Eine Stadt der Toten!
An der Vorder- und Rückseite jeden Häuschens sind Öffnungen, durch die wir aus der Nähe haufenweise die menschlichen Knochen ganzer Familien sehen erkennen können. Es handelte sich um die Totenstadt „Dargaws“ der vergangenen Völker des Kaukasus, den Alanen und Osseten. Aleksandra erklärt, dass der soziale Status eines Hauses an seiner Lage zu erkennen ist. Je weiter oben die Gräber an dem Hang liegen, desto bedeutsamer waren die Familien.
Die Nekropolis Dargaws
Die Totenstadt in Nordossetien, bekannt als Dargaws, ist eine mittelalterliche Nekropole.

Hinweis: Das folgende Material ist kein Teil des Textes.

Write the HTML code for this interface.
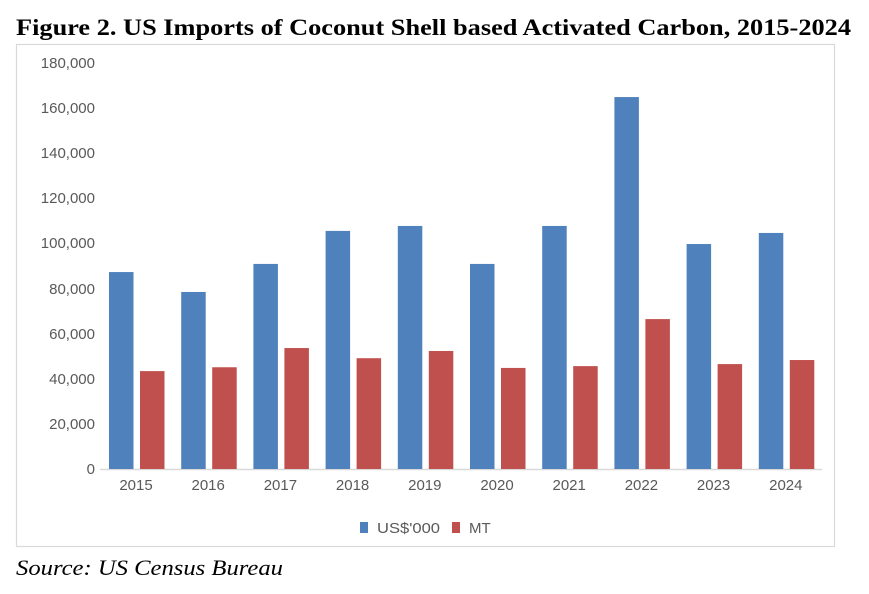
<!DOCTYPE html>
<html><head><meta charset="utf-8"><style>
body{margin:0;background:#fff;width:869px;height:589px;overflow:hidden}
</style></head><body>
<svg width="869" height="589" xmlns="http://www.w3.org/2000/svg" font-family="Liberation Sans, sans-serif">
<text x="16" y="35" font-family="Liberation Serif, serif" font-weight="bold" font-size="23.5" fill="#000" textLength="835" lengthAdjust="spacingAndGlyphs">Figure 2. US Imports of Coconut Shell based Activated Carbon, 2015-2024</text>
<rect x="16.5" y="44.5" width="818" height="502" fill="#fff" stroke="#d9d9d9" stroke-width="1.2"/>
<g font-size="15" fill="#595959" text-anchor="end">
<text x="95" y="68">180,000</text><text x="95" y="113">160,000</text><text x="95" y="158">140,000</text>
<text x="95" y="203">120,000</text><text x="95" y="248">100,000</text><text x="95" y="294">80,000</text>
<text x="95" y="339">60,000</text><text x="95" y="384">40,000</text><text x="95" y="429">20,000</text>
<text x="95" y="474">0</text>
</g>
<line x1="100" y1="469.5" x2="822" y2="469.5" stroke="#d9d9d9" stroke-width="1.5"/>
<g id="bars"></g>
<g font-size="15" fill="#595959" text-anchor="middle" id="xl"></g>
<rect x="360" y="522" width="8" height="11" fill="#4f81bd"/>
<text x="377" y="533" font-size="15" fill="#595959" textLength="63" lengthAdjust="spacingAndGlyphs">US$'000</text>
<rect x="452" y="522" width="8" height="11" fill="#c0504d"/>
<text x="469" y="533" font-size="15" fill="#595959">MT</text>
<text x="16" y="575" font-family="Liberation Serif, serif" font-style="italic" font-size="22" fill="#000" textLength="267" lengthAdjust="spacingAndGlyphs">Source: US Census Bureau</text>
<script>
var b=[87.1,78.3,90.7,105.3,107.5,90.7,107.5,164.5,99.5,104.4],r=[43.3,45,53.5,49,52.2,44.7,45.5,66.3,46.4,48.2];
var g=document.getElementById('bars'),xl=document.getElementById('xl'),ns='http://www.w3.org/2000/svg';
for(var i=0;i<10;i++){var x=109+i*72.2;
[[b[i],x,'#4f81bd'],[r[i],x+31,'#c0504d']].forEach(function(d){var e=document.createElementNS(ns,'rect');var h=d[0]*2.261;
e.setAttribute('x',d[1]);e.setAttribute('y',469-h);e.setAttribute('width',24.5);e.setAttribute('height',h);e.setAttribute('fill',d[2]);g.appendChild(e);});
var t=document.createElementNS(ns,'text');t.setAttribute('x',x+27);t.setAttribute('y',490);t.textContent=2015+i;xl.appendChild(t);}
</script>
</svg>
</body></html>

Die Menschen in der Region haben seit dem 14. Jahrhundert ihre Verstorbenen in den Häusern dieser Stadt bestattet. Im 17. Jahrhundert wurde Dargaws als Quarantäneplatz für Pestkranke genutzt. Die Gebäude in Dargaws sehen aus wie kleine Wohnhäuser und es wird angenommen, dass sie im Laufe der Jahrhunderte entstanden sind. Es gibt viele Legenden und Geschichten, die sich um diese geheimnisvolle Geisterstadt ranken.
Natursteine
Durch die Öffnungen bläst ständig Wind durch die Gräber. Deswegen haben sich die Leichen nicht zersetzt, sondern wurden auf natürliche Art mumifiziert.
Allerdings haben Stoffe nicht ausgereicht, um die Körper zusammenzuhalten. Daher sehen wir vor allem eine Sammlung verstreuter Knochen anstelle intakter Skelette.
Diese Toten hatten in ihrer Ewigkeit beste Aussicht
Als wir zu unserem Auto zurück gehen gibt mir ein Junge die Hand und begrüßt mich. Später gibt er mir wieder die Hand, als ich aus einem Klo komme, geht dann zu deinem Vater uns sagt ihm auf russisch, ich bin sein Freund – das übersetzt mir Uli. Sehr rührend.
Alan kommt die Idee zu einem schönen Wasserfall zu fahren. Das einzige, kleine Problem ist jedoch, dass der hinter der Grenze zu Georgien liegt… und unsere russischen Gastgeber ihre russischen Pässe nicht dabei haben.
Alan versucht dennoch sein Glück am kleinen Grenzposten. Er redet eine ganze Zeit lang mit seinen südlichen Landesnachbarn, doch diese bleiben hart. Auch wenn Russen beliebig nach Georgien einreisen können – was umgekehrt nicht der Fall ist – brauchen sie mindestens dafür einen Pass.
Wir erkunden mehr von den Bergen des Kaukasus und treten unsere Reise nach Georgien an.